Monday, June 25, 2007

Wedding Bliss: Gambling, Threesomes with God, and Bird Shit

Recently I was stricken with horror while opening my mail. Hidden beneath the countless credit card offers and Publisher’s Clearing House notices was a vile little entity commonly referred to as a wedding invitation. Now, I hate weddings, not for the sappiness factor but for the socializing factor. I do not like people. In fact, I am better than most people, and to lower myself to speak to some common folk about career choices, etc. pains me like the bite of a thousand fire ants. However, this was a wedding invitation for a family member so I figured I would suffer. I am a great blood relative.

So last Saturday I drove two hours to attend something that I detest. Did I mention I am the Mother Teresa of blood relatives? I liken weddings to seeing Rosie O’ Donnell decked in dominatrix gear in that horrendous film Exit to Eden. With the being said, one day I will probably get married I figure it’s my duty to make some woman an incredibly lucky woman one day



Once I arrived, I surveyed the land, taking a precise inventory of the obstacles known as “talkers” to avoid. After a few minutes I migrate to my own kind, just as any species would do in the wild, I sat down with my parents. I figured they already knew that I am an antisocial asshole so they wouldn’t grate my nerves. Oh ! I forgot to mention this wedding was outside in 90-degree heat. That anomaly impaired my normally uncanny keen sense for avoiding “talkers.” Soon I noticed a stranger sitting next to me…and he drew blood, he spoke.

It happened to be my uncle’s brother. At that point, the only thing I could think about was “I wonder if this is the one with the “life-partner” at home?” I have no idea what he was saying to me, I was focused on the high pitch in his voice, and you know what, he could be the one with the “life-partner” at home. The traditional “here’s the rope, put it to good use” wedding music interrupted me before I found out for sure. Later in the day I saw my uncle’s other brother…he definitely is the one with the “life-partner.”

It became obvious to me as the ceremony started that the preacher was a little odd. At this point, I had no hard evidence to back up my hypothesis. That soon would change. After the initial prayer, the preacher informed the audience that for the next ten minutes he was going to speak directly to the bride and groom and that we as witnesses could just enjoy being voyeurs. Then it hit me, the preacher looked like one of those guys that liked to get his ass whooped by Rosie O dressed in dominatrix attire. I started picturing him sporting gimp gear…I laughed…my mother gave me “the look.”

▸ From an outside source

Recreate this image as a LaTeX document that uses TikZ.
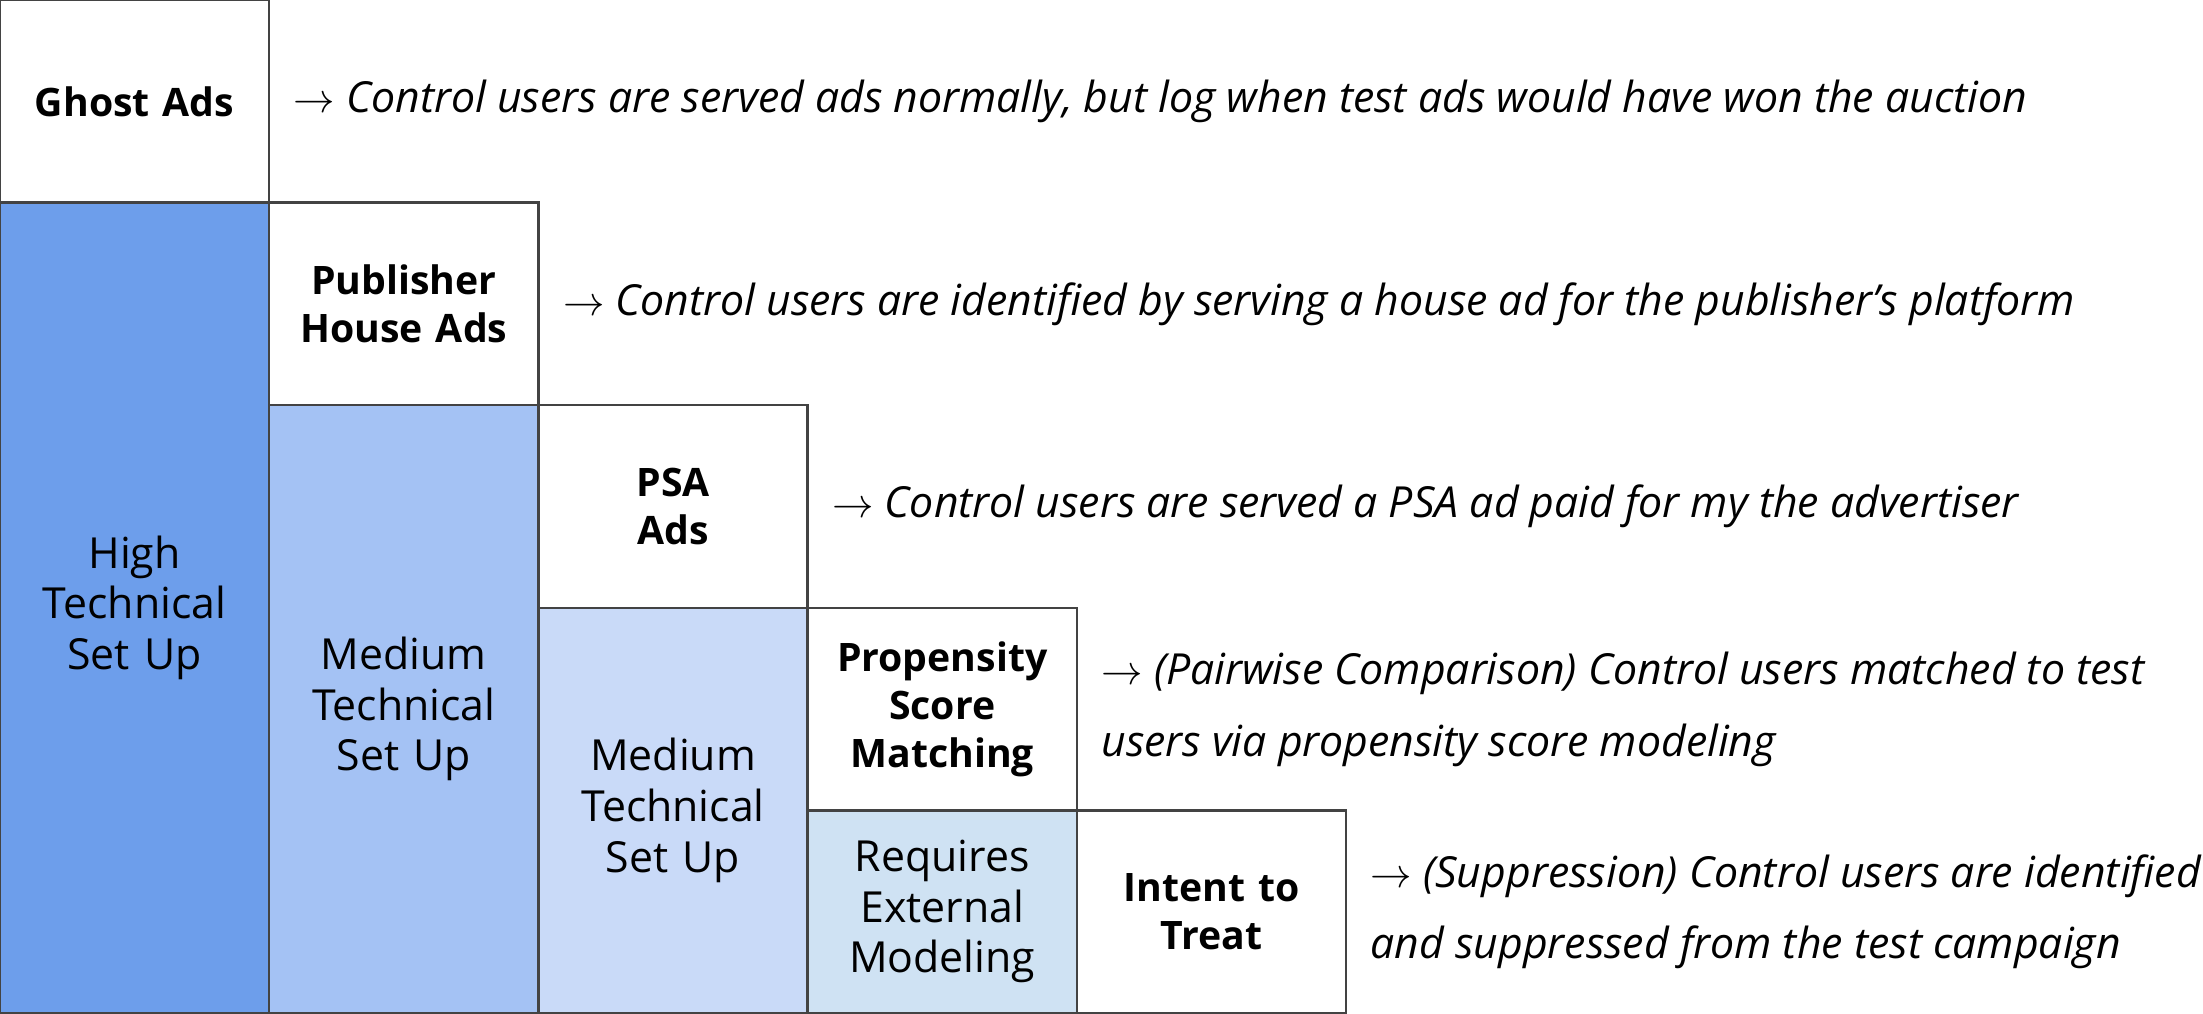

Then I became pissed not because I got “the look” after 30 some years I am immune to “the look.” I was pissed because this man was wasting my valuable time telling these two people things he should have told them in private weeks ago. An attention whore preacher is only funny if he is farting on you tube. He proceeds to inform the groom that from this point forward, he will pretty much be her slave, he will take the trash out, he will do this, he will do that, etc. After a depressing five minutes that seemed the equivalent of a list of choirs, he was finished with the groom. It was the bride’s turn…it took fifteen seconds, he told her to be the groom’s friend. I heard laughter behind me, turning around I noticed the preacher’s wife actually breastfeeding a baby. It figures.

After his less than successful audition for The Last Comic Standing, the preacher finally got to the nitty gritty of the ceremony. He started by saying, “These two are taking a huge risk rolling the dice, most marriages today end in divorce.” Fuck positive reinforcement I say! He then went on to tell the lovebirds that the only way to have a happy, blooming marriage was to have God in the middle. What? Preacher man seemed to suggest that threesomes with God were the ‘in” thing. I’m pretty sure this breaks a commandment. On the other hand it does explain why people scream out “Oh God” when they cum.

The rest of the ceremony was pretty much the standard do you take blah, blah, blah…I really didn’t pay attention because the entire time I was coming up with God and threesome jokes in my head. Then, I felt something hit my leg, I looked down to discover a huge glob of green bird shit on my pants. See this is way you do not have weddings outside; birds have the couth of West Virginians. The little fuckers probably have a points scoring system for shitting on people. Anyway, the one that shit on me scored 25 points, 10 for the leg and 15 for the shoulder….yes he shit on my shoulder too. It was at this point I decided to blame God, sure, he has a sense of humor, but obviously, he cannot take a joke.